=== Data shown ===
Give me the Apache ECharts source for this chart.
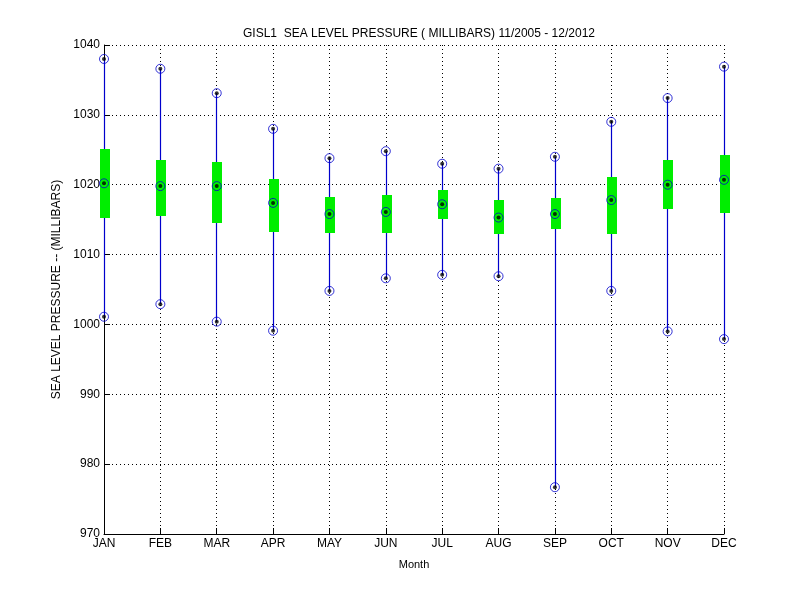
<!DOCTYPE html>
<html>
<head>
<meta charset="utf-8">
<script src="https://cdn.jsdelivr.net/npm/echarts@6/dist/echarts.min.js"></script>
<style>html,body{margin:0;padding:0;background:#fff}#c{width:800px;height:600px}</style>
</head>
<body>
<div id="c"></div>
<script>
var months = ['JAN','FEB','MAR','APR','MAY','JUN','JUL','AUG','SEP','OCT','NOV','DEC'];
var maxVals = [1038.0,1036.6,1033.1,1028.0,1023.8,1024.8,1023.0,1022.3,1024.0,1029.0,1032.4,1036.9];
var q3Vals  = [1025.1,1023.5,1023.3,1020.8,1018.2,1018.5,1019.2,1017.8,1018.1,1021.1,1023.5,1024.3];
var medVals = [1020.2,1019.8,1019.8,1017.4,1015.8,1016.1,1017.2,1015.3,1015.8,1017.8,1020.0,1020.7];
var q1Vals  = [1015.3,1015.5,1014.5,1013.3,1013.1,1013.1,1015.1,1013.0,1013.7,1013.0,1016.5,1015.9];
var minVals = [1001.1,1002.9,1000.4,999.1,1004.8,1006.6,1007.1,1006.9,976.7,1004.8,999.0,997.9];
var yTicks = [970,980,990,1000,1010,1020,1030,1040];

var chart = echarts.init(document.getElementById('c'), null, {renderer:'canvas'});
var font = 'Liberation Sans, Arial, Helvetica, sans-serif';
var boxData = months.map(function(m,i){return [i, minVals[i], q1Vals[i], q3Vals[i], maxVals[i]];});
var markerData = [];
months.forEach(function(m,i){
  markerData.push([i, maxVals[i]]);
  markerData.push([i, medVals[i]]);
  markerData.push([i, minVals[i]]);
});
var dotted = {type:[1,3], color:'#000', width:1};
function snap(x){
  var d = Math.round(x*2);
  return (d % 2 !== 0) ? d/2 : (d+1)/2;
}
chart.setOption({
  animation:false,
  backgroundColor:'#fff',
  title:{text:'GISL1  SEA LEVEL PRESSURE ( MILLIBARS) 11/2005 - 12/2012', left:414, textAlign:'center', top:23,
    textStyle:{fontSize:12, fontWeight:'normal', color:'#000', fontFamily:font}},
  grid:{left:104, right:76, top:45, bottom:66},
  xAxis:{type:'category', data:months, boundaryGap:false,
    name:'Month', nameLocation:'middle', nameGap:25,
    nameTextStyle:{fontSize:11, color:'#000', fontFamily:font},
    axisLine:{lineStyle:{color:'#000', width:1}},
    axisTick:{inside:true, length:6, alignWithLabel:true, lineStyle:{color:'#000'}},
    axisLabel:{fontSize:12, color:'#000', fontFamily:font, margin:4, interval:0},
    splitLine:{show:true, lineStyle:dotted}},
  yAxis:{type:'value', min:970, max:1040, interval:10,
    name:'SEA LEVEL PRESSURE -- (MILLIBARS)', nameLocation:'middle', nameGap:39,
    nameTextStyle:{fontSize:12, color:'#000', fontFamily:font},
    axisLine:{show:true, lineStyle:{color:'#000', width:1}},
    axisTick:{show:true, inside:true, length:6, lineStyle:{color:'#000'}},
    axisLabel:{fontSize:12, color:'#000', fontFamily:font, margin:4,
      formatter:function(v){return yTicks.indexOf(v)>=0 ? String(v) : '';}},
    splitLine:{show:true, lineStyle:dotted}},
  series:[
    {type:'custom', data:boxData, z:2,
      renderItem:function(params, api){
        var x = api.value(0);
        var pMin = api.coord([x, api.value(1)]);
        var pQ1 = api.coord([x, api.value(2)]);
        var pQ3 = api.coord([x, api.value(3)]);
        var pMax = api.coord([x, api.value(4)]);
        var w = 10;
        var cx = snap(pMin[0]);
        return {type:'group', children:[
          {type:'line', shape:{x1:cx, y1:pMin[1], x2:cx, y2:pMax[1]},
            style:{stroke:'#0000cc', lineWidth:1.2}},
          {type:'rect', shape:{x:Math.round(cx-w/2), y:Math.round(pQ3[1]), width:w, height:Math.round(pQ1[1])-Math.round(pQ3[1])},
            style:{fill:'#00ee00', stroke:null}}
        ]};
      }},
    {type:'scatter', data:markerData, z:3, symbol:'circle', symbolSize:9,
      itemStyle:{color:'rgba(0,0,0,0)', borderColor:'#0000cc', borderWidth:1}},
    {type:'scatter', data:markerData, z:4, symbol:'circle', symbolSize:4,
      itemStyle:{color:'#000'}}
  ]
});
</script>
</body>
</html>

=== Exercise task ===
Quote every line word for word and keep the images out of the copy.

=== Result of this exercise ===
Give me the Apache ECharts source for this chart.
<!DOCTYPE html>
<html>
<head>
<meta charset="utf-8">
<script src="https://cdn.jsdelivr.net/npm/echarts@6/dist/echarts.min.js"></script>
<style>html,body{margin:0;padding:0;background:#fff}#c{width:800px;height:600px}</style>
</head>
<body>
<div id="c"></div>
<script>
var months = ['JAN','FEB','MAR','APR','MAY','JUN','JUL','AUG','SEP','OCT','NOV','DEC'];
var maxVals = [1038.0,1036.6,1033.1,1028.0,1023.8,1024.8,1023.0,1022.3,1024.0,1029.0,1032.4,1036.9];
var q3Vals  = [1025.1,1023.5,1023.3,1020.8,1018.2,1018.5,1019.2,1017.8,1018.1,1021.1,1023.5,1024.3];
var medVals = [1020.2,1019.8,1019.8,1017.4,1015.8,1016.1,1017.2,1015.3,1015.8,1017.8,1020.0,1020.7];
var q1Vals  = [1015.3,1015.5,1014.5,1013.3,1013.1,1013.1,1015.1,1013.0,1013.7,1013.0,1016.5,1015.9];
var minVals = [1001.1,1002.9,1000.4,999.1,1004.8,1006.6,1007.1,1006.9,976.7,1004.8,999.0,997.9];
var yTicks = [970,980,990,1000,1010,1020,1030,1040];

var chart = echarts.init(document.getElementById('c'), null, {renderer:'canvas'});
var font = 'Liberation Sans, Arial, Helvetica, sans-serif';
var boxData = months.map(function(m,i){return [i, minVals[i], q1Vals[i], q3Vals[i], maxVals[i]];});
var markerData = [];
months.forEach(function(m,i){
  markerData.push([i, maxVals[i]]);
  markerData.push([i, medVals[i]]);
  markerData.push([i, minVals[i]]);
});
var dotted = {type:[1,3], color:'#000', width:1};
function snap(x){
  var d = Math.round(x*2);
  return (d % 2 !== 0) ? d/2 : (d+1)/2;
}
chart.setOption({
  animation:false,
  backgroundColor:'#fff',
  title:{text:'GISL1  SEA LEVEL PRESSURE ( MILLIBARS) 11/2005 - 12/2012', left:414, textAlign:'center', top:23,
    textStyle:{fontSize:12, fontWeight:'normal', color:'#000', fontFamily:font}},
  grid:{left:104, right:76, top:45, bottom:66},
  xAxis:{type:'category', data:months, boundaryGap:false,
    name:'Month', nameLocation:'middle', nameGap:25,
    nameTextStyle:{fontSize:11, color:'#000', fontFamily:font},
    axisLine:{lineStyle:{color:'#000', width:1}},
    axisTick:{inside:true, length:6, alignWithLabel:true, lineStyle:{color:'#000'}},
    axisLabel:{fontSize:12, color:'#000', fontFamily:font, margin:4, interval:0},
    splitLine:{show:true, lineStyle:dotted}},
  yAxis:{type:'value', min:970, max:1040, interval:10,
    name:'SEA LEVEL PRESSURE -- (MILLIBARS)', nameLocation:'middle', nameGap:39,
    nameTextStyle:{fontSize:12, color:'#000', fontFamily:font},
    axisLine:{show:true, lineStyle:{color:'#000', width:1}},
    axisTick:{show:true, inside:true, length:6, lineStyle:{color:'#000'}},
    axisLabel:{fontSize:12, color:'#000', fontFamily:font, margin:4,
      formatter:function(v){return yTicks.indexOf(v)>=0 ? String(v) : '';}},
    splitLine:{show:true, lineStyle:dotted}},
  series:[
    {type:'custom', data:boxData, z:2,
      renderItem:function(params, api){
        var x = api.value(0);
        var pMin = api.coord([x, api.value(1)]);
        var pQ1 = api.coord([x, api.value(2)]);
        var pQ3 = api.coord([x, api.value(3)]);
        var pMax = api.coord([x, api.value(4)]);
        var w = 10;
        var cx = snap(pMin[0]);
        return {type:'group', children:[
          {type:'line', shape:{x1:cx, y1:pMin[1], x2:cx, y2:pMax[1]},
            style:{stroke:'#0000cc', lineWidth:1.2}},
          {type:'rect', shape:{x:Math.round(cx-w/2), y:Math.round(pQ3[1]), width:w, height:Math.round(pQ1[1])-Math.round(pQ3[1])},
            style:{fill:'#00ee00', stroke:null}}
        ]};
      }},
    {type:'scatter', data:markerData, z:3, symbol:'circle', symbolSize:9,
      itemStyle:{color:'rgba(0,0,0,0)', borderColor:'#0000cc', borderWidth:1}},
    {type:'scatter', data:markerData, z:4, symbol:'circle', symbolSize:4,
      itemStyle:{color:'#000'}}
  ]
});
</script>
</body>
</html>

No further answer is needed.